- **WHAT YOU ARE ASKED TO DO**:
Restate exactly the lines that run from the start of the records below to the line containing "const yStep = 10;", counting both ends, and nothing else; pictures stay out.

- **SUPPLIED DATA**:
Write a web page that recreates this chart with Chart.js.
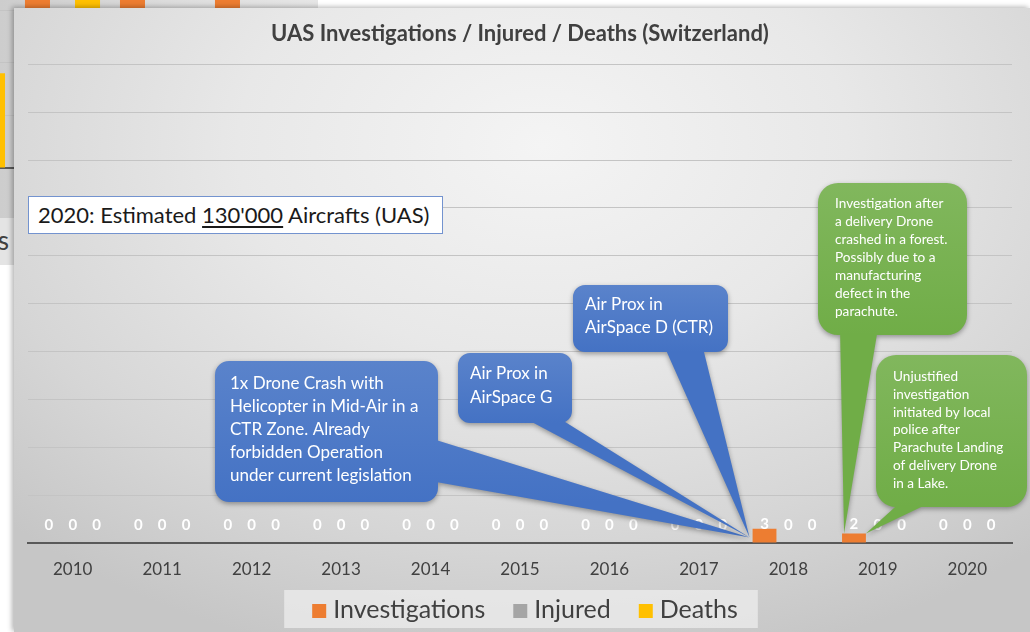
<!DOCTYPE html>
<html>
<head>
<meta charset="utf-8">
<script src="https://cdn.jsdelivr.net/npm/chart.js@4.4.1/dist/chart.umd.min.js"></script>
<style>
  html, body { margin: 0; padding: 0; width: 1030px; height: 632px; overflow: hidden; background: #fff; font-family: Lato, "Open Sans", sans-serif; }
  #other { position: absolute; left: 0; top: 0; width: 318px; height: 265px; overflow: hidden; background: linear-gradient(90deg, #cdcdcd, #dedede 60%, #e6e6e6); }
  #otherChart { position: absolute; left: -80px; top: -200px; width: 400px; height: 465px; }
  #otherLegend { position: absolute; left: 0; top: 218px; width: 40px; height: 47px; background: #e4e4e4; }
  #otherLegend span { position: absolute; right: 31px; top: 6px; font-size: 26px; color: #404040; white-space: nowrap; }
  #panel { position: absolute; left: 14px; top: 8px; width: 1016px; height: 624px;
    background: radial-gradient(ellipse 75% 85% at 52% 22%, #f4f4f4 0%, #e8e8e8 40%, #d6d6d6 75%, #c6c6c6 100%);
    box-shadow: -2px -1px 5px rgba(0,0,0,0.3); }
  #main { position: absolute; left: 0; top: 0; width: 1016px; height: 624px; }
  #note { position: absolute; left: 14px; top: 188px; width: 415px; height: 38px; box-sizing: border-box;
    background: #fff; border: 1px solid #7393cf; padding-left: 9px; font-size: 22px; line-height: 36px; color: #1a1a1a; white-space: nowrap; }
  #note u { text-underline-offset: 3px; text-decoration-thickness: 2px; }
</style>
</head>
<body>
<div id="other">
  <canvas id="otherChart" width="400" height="465"></canvas>
  <div id="otherLegend"><span>Deaths</span></div>
</div>
<div id="panel">
  <canvas id="main" width="1016" height="624"></canvas>
  <div id="note">2020: Estimated <u>130'000</u> Aircrafts (UAS)</div>
</div>
<script>
// main chart data
const years = ['2010', '2011', '2012', '2013', '2014', '2015', '2016', '2017', '2018', '2019', '2020'];
const investigations = [0, 0, 0, 0, 0, 0, 0, 0, 3, 2, 0];
const injured = [0, 0, 0, 0, 0, 0, 0, 0, 0, 0, 0];
const deaths = [0, 0, 0, 0, 0, 0, 0, 0, 0, 0, 0];
const yMax = 100;
const yStep = 10;

// the slide behind, only a strip of it shows
const otherCats = ['a', 'b', 'c', 'd'];
const otherInvestigations = [40, 45, 42, 44];
const otherInjured = [0, 0, 0, 0];
const otherDeaths = [18, 40, 0, 0];

const ORANGE = '#ED7D31', GREY = '#A5A5A5', YELLOW = '#FFC000';
const BLUE = '#4472C4', GREEN = '#70AD47';

// callout boxes, in canvas pixels; tails point at a bar (dataset, index, corner)
const callouts = [
  { box: [201, 353, 223, 141], r: 14, color: BLUE, base: [[422, 432], [422, 474]], target: [0, 8, 'baseLeft'],
    font: '17px Lato', x: 216, y: 376, lh: 23,
    lines: ['1x Drone Crash with', 'Helicopter in Mid-Air in a', 'CTR Zone. Already', 'forbidden Operation', 'under current legislation'] },
  { box: [444, 345, 114, 70], r: 12, color: BLUE, base: [[514, 412], [548, 412]], target: [0, 8, 'baseLeft'],
    font: '17px Lato', x: 456, y: 366, lh: 24, lines: ['Air Prox in', 'AirSpace G'] },
  { box: [559, 277, 155, 67], r: 12, color: BLUE, base: [[651, 340], [689, 340]], target: [0, 8, 'baseLeft'],
    font: '17px Lato', x: 571, y: 297, lh: 23, lines: ['Air Prox in', 'AirSpace D (CTR)'] },
  { box: [804, 175, 149, 152], r: 20, color: GREEN, base: [[826, 320], [864, 320]], target: [0, 9, 'topLeft'],
    font: '13.6px Lato', x: 821, y: 196, lh: 18,
    lines: ['Investigation after', 'a delivery Drone', 'crashed in a forest.', 'Possibly due to a', 'manufacturing', 'defect in the', 'parachute.'] },
  { box: [862, 347, 151, 152], r: 20, color: GREEN, base: [[891, 490], [926, 490]], target: [0, 9, 'topRight'],
    font: '13.6px Lato', x: 879, y: 369, lh: 17.7,
    lines: ['Unjustified', 'investigation', 'initiated by local', 'police after', 'Parachute Landing', 'of delivery Drone', 'in a Lake.'] }
];

function lighten(hex, amt) {
  const n = parseInt(hex.slice(1), 16);
  const c = [n >> 16, (n >> 8) & 255, n & 255].map(v => Math.round(v + (255 - v) * amt));
  return `rgb(${c[0]},${c[1]},${c[2]})`;
}

const valueLabels = {
  id: 'valueLabels',
  afterDatasetsDraw(chart) {
    const ctx = chart.ctx;
    ctx.save();
    ctx.font = 'bold 15px Lato';
    ctx.fillStyle = '#fff';
    ctx.textAlign = 'center';
    ctx.textBaseline = 'middle';
    chart.data.datasets.forEach((ds, i) => {
      chart.getDatasetMeta(i).data.forEach((bar, j) => {
        ctx.fillText(String(ds.data[j]), bar.x, bar.base - 18);
      });
    });
    ctx.restore();
  }
};

// legend drawn from the datasets, laid out like the Excel one
const bottomLegend = {
  id: 'bottomLegend',
  afterDatasetsDraw(chart) {
    const ctx = chart.ctx;
    const items = chart.data.datasets.map(ds => ({ text: ds.label, color: ds.backgroundColor }));
    ctx.save();
    ctx.font = '25px Lato';
    const sq = 14, gapText = 7, gapItem = 28;
    const widths = items.map(it => sq + gapText + ctx.measureText(it.text).width);
    const total = widths.reduce((a, b) => a + b, 0) + gapItem * (items.length - 1);
    const cy = chart.height - 22;
    let x = chart.width / 2 + 3 - total / 2;
    ctx.fillStyle = 'rgba(240,240,240,0.7)';
    ctx.fillRect(x - 28, cy - 20, total + 48, 38);
    ctx.textBaseline = 'middle';
    items.forEach((it, i) => {
      ctx.fillStyle = it.color;
      ctx.fillRect(x, cy - sq / 2 + 1, sq, sq);
      ctx.fillStyle = '#404040';
      ctx.fillText(it.text, x + sq + gapText, cy);
      x += widths[i] + gapItem;
    });
    ctx.restore();
  }
};

const calloutPlugin = {
  id: 'callouts',
  afterDraw(chart) {
    const ctx = chart.ctx;
    callouts.forEach(c => {
      const bar = chart.getDatasetMeta(c.target[0]).data[c.target[1]];
      const left = bar.x - bar.width / 2, right = bar.x + bar.width / 2;
      const tip = c.target[2] === 'baseLeft' ? [left - 3, bar.base - 5]
        : c.target[2] === 'topLeft' ? [left + 2, bar.y] : [right, bar.y];
      const [bx, by, bw, bh] = c.box;
      let a = c.base[0], b = c.base[1];
      // keep the tail clockwise like roundRect so the fill joins
      const cross = (b[0] - a[0]) * (tip[1] - a[1]) - (b[1] - a[1]) * (tip[0] - a[0]);
      if (cross < 0) { const t = a; a = b; b = t; }
      const path = new Path2D();
      path.roundRect(bx, by, bw, bh, c.r);
      path.moveTo(a[0], a[1]);
      path.lineTo(b[0], b[1]);
      path.lineTo(tip[0], tip[1]);
      path.closePath();
      const g = ctx.createLinearGradient(0, by, 0, by + bh);
      g.addColorStop(0, lighten(c.color, 0.12));
      g.addColorStop(1, c.color);
      ctx.save();
      ctx.shadowColor = 'rgba(0,0,0,0.35)';
      ctx.shadowBlur = 5;
      ctx.shadowOffsetY = 2;
      ctx.fillStyle = g;
      ctx.fill(path, 'nonzero');
      ctx.restore();
      ctx.save();
      ctx.fillStyle = '#fff';
      ctx.font = c.font;
      ctx.textBaseline = 'middle';
      c.lines.forEach((t, i) => ctx.fillText(t, c.x, c.y + i * c.lh));
      ctx.restore();
    });
  }
};

new Chart(document.getElementById('main'), {
  type: 'bar',
  data: {
    labels: years,
    datasets: [
      { label: 'Investigations', data: investigations, backgroundColor: ORANGE },
      { label: 'Injured', data: injured, backgroundColor: GREY },
      { label: 'Deaths', data: deaths, backgroundColor: YELLOW }
    ]
  },
  options: {
    responsive: false,
    animation: false,
    events: [],
    layout: { padding: { left: 14, right: 18, top: 0, bottom: 53 } },
    datasets: { bar: { barPercentage: 1, categoryPercentage: 0.8 } },
    plugins: {
      title: {
        display: true,
        text: 'UAS Investigations / Injured / Deaths (Switzerland)',
        color: '#404040',
        font: { family: 'Lato', size: 22, weight: 'bold' },
        padding: { top: 13, bottom: 17 }
      },
      legend: { display: false },
      tooltip: { enabled: false }
    },
    scales: {
      x: {
        grid: { display: false, drawTicks: false },
        border: { display: true, color: '#595959', width: 2 },
        ticks: { color: '#404040', font: { family: 'Lato', size: 17 }, padding: 16 },
        afterFit(scale) { scale.height = 36; }
      },
      y: {
        min: 0, max: yMax,
        ticks: { display: false, stepSize: yStep },
        grid: { color: '#c4c4c4', lineWidth: 1, drawTicks: false },
        border: { display: false }
      }
    }
  },
  plugins: [bottomLegend, valueLabels, calloutPlugin]
});

new Chart(document.getElementById('otherChart'), {
  type: 'bar',
  data: {
    labels: otherCats,
    datasets: [
      { data: otherInvestigations, backgroundColor: ORANGE },
      { data: otherInjured, backgroundColor: GREY },
      { data: otherDeaths, backgroundColor: YELLOW }
    ]
  },
  options: {
    responsive: false,
    animation: false,
    events: [],
    layout: { padding: { left: 0, right: 20, top: 0, bottom: 97 } },
    datasets: { bar: { barPercentage: 1, categoryPercentage: 0.79 } },
    plugins: { legend: { display: false }, title: { display: false }, tooltip: { enabled: false } },
    scales: {
      x: { ticks: { display: false }, grid: { display: false, drawTicks: false }, border: { color: '#595959', width: 2 } },
      y: { min: 0, max: 70, ticks: { display: false, stepSize: 10 }, grid: { color: '#c4c4c4', drawTicks: false }, border: { display: false } }
    }
  }
});
</script>
</body>
</html>
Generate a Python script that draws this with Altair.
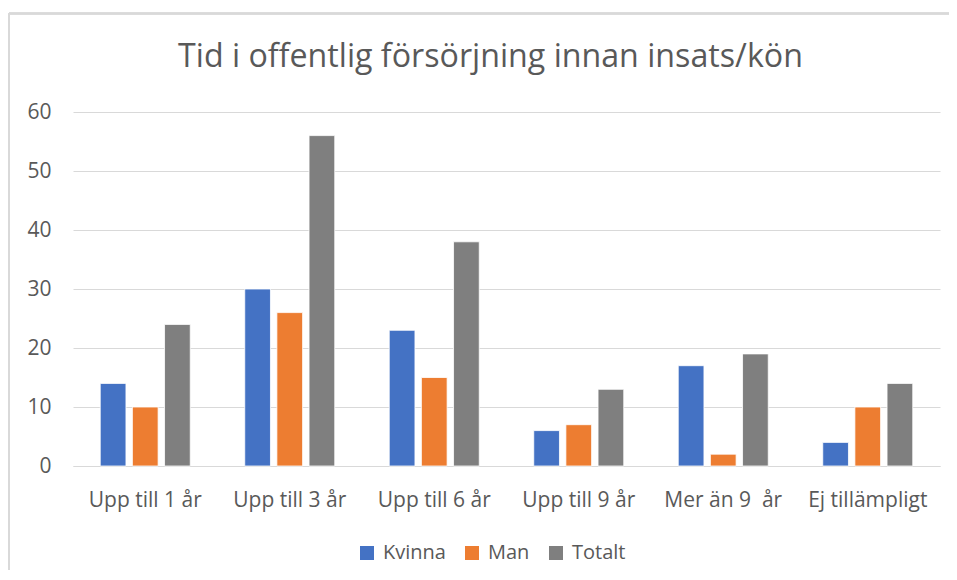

- **OUTPUT OF THE TASK**:
Write a web page that recreates this chart with Chart.js.
<!DOCTYPE html>
<html>
<head>
<meta charset="utf-8">
<script src="https://cdn.jsdelivr.net/npm/chart.js@4.4.1/dist/chart.umd.min.js"></script>
<style>
  html, body { margin: 0; padding: 0; width: 1030px; height: 632px; overflow: hidden; background: #fff; font-family: Lato, "Open Sans", sans-serif; }
  #other { position: absolute; left: 0; top: 0; width: 318px; height: 265px; overflow: hidden; background: linear-gradient(90deg, #cdcdcd, #dedede 60%, #e6e6e6); }
  #otherChart { position: absolute; left: -80px; top: -200px; width: 400px; height: 465px; }
  #otherLegend { position: absolute; left: 0; top: 218px; width: 40px; height: 47px; background: #e4e4e4; }
  #otherLegend span { position: absolute; right: 31px; top: 6px; font-size: 26px; color: #404040; white-space: nowrap; }
  #panel { position: absolute; left: 14px; top: 8px; width: 1016px; height: 624px;
    background: radial-gradient(ellipse 75% 85% at 52% 22%, #f4f4f4 0%, #e8e8e8 40%, #d6d6d6 75%, #c6c6c6 100%);
    box-shadow: -2px -1px 5px rgba(0,0,0,0.3); }
  #main { position: absolute; left: 0; top: 0; width: 1016px; height: 624px; }
  #note { position: absolute; left: 14px; top: 188px; width: 415px; height: 38px; box-sizing: border-box;
    background: #fff; border: 1px solid #7393cf; padding-left: 9px; font-size: 22px; line-height: 36px; color: #1a1a1a; white-space: nowrap; }
  #note u { text-underline-offset: 3px; text-decoration-thickness: 2px; }
</style>
</head>
<body>
<div id="other">
  <canvas id="otherChart" width="400" height="465"></canvas>
  <div id="otherLegend"><span>Deaths</span></div>
</div>
<div id="panel">
  <canvas id="main" width="1016" height="624"></canvas>
  <div id="note">2020: Estimated <u>130'000</u> Aircrafts (UAS)</div>
</div>
<script>
// main chart data
const years = ['2010', '2011', '2012', '2013', '2014', '2015', '2016', '2017', '2018', '2019', '2020'];
const investigations = [0, 0, 0, 0, 0, 0, 0, 0, 3, 2, 0];
const injured = [0, 0, 0, 0, 0, 0, 0, 0, 0, 0, 0];
const deaths = [0, 0, 0, 0, 0, 0, 0, 0, 0, 0, 0];
const yMax = 100;
const yStep = 10;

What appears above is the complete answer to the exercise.